Todos dopados
Por José Luis Fernández
La maldita competitividad que rige hasta nuestra respiración se ha cargado uno de los mayores espectáculos deportivos del mundo: el Tour. Claro que una carrera por etapas se basa en competir, en medir las fuerzas de cada ciclista, pero hace tiempo que alguien debió poner freno a los chutes para que el cuerpo humano -la mejor máquina jamás inventada- todavía dé un rendimiento más allá de la naturaleza y el entrenamiento sano.

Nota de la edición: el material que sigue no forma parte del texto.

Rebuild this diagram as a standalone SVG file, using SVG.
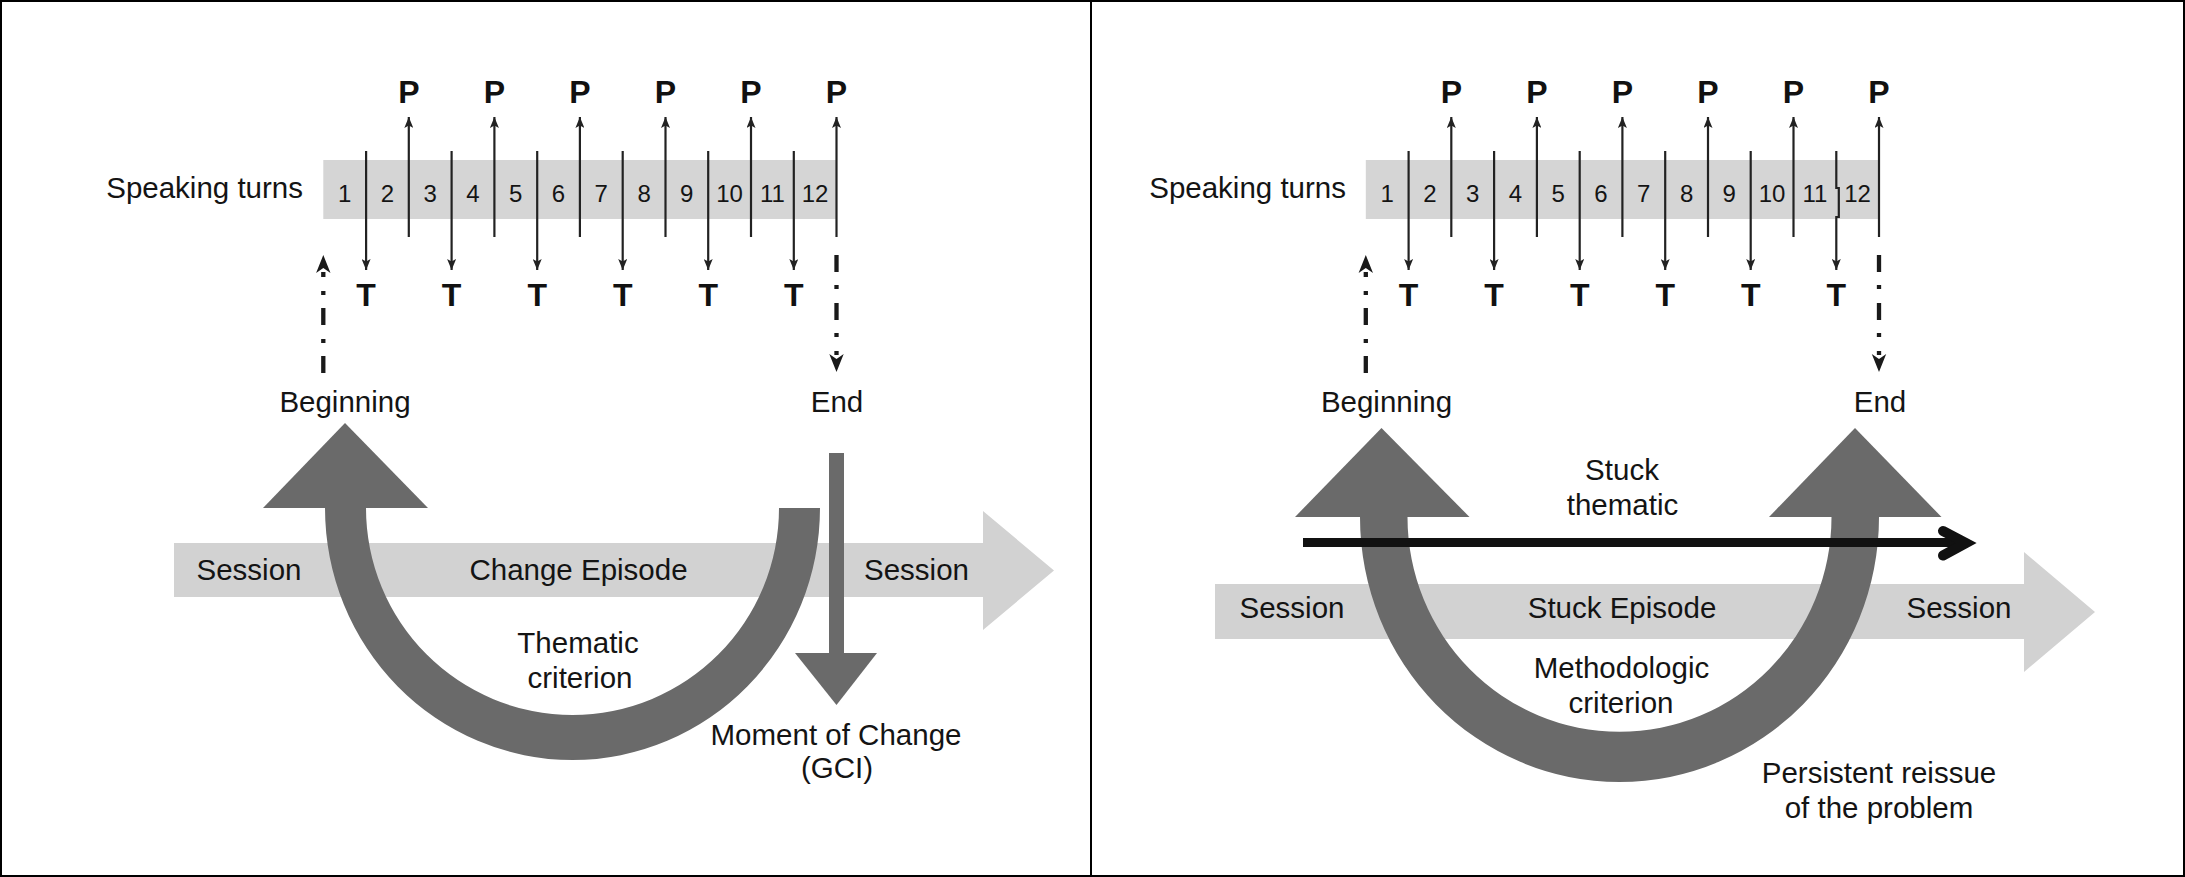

Pero esta lógica de ganar cómo sea, y metiéndose lo que sea, lo ha impregnado todo, no sólo la bicicleta. En ese duro campeonato semanal, por ejemplo, por ver quién prolonga más la juerga nocturna y gana el premio al más marchoso, el doping se llama farlopa, según el ambiente en que uno se mueva, también conocido como perico o, más castizo, drogaína. Aparte de los efectos “halógenos’, que decía otro, el polvo blanco ofrece la ventaja básica de despejar y anular los efectos del alcohol, para que la fiesta dure más. El ser humano es así: se autodestruye el cerebro y las neuronas con un veneno (garrafón, con frecuencia) y con su antídoto. Doble terapia.
Otra prueba deportiva donde doparse está aceptado socialmente, pese a sus peligros, se disputa a diario en el tajo. Qué sería de la obra, del andamio, sin unos aditivos cerveceros o un tintorro en el almuerzo. Los atletas de alto rendimiento en esta disciplina, incluso hacen precalentamiento de carajas al amanecer, y ejercicios de relajación posteriores a la carrera a base de sol y sombras y otros copazos de sobremesa. En estas condiciones, el arnés y las otras medidas de seguridad se convierten en superfluas. Con lo machotes que se sienten estos reyes de la pista (y el andamio), prefieren saltar sin red, como el trapecista de Sabina. ¿Mano dura? ¿Más multas y represión? ¿O es mejor que estemos libres... pero muertos?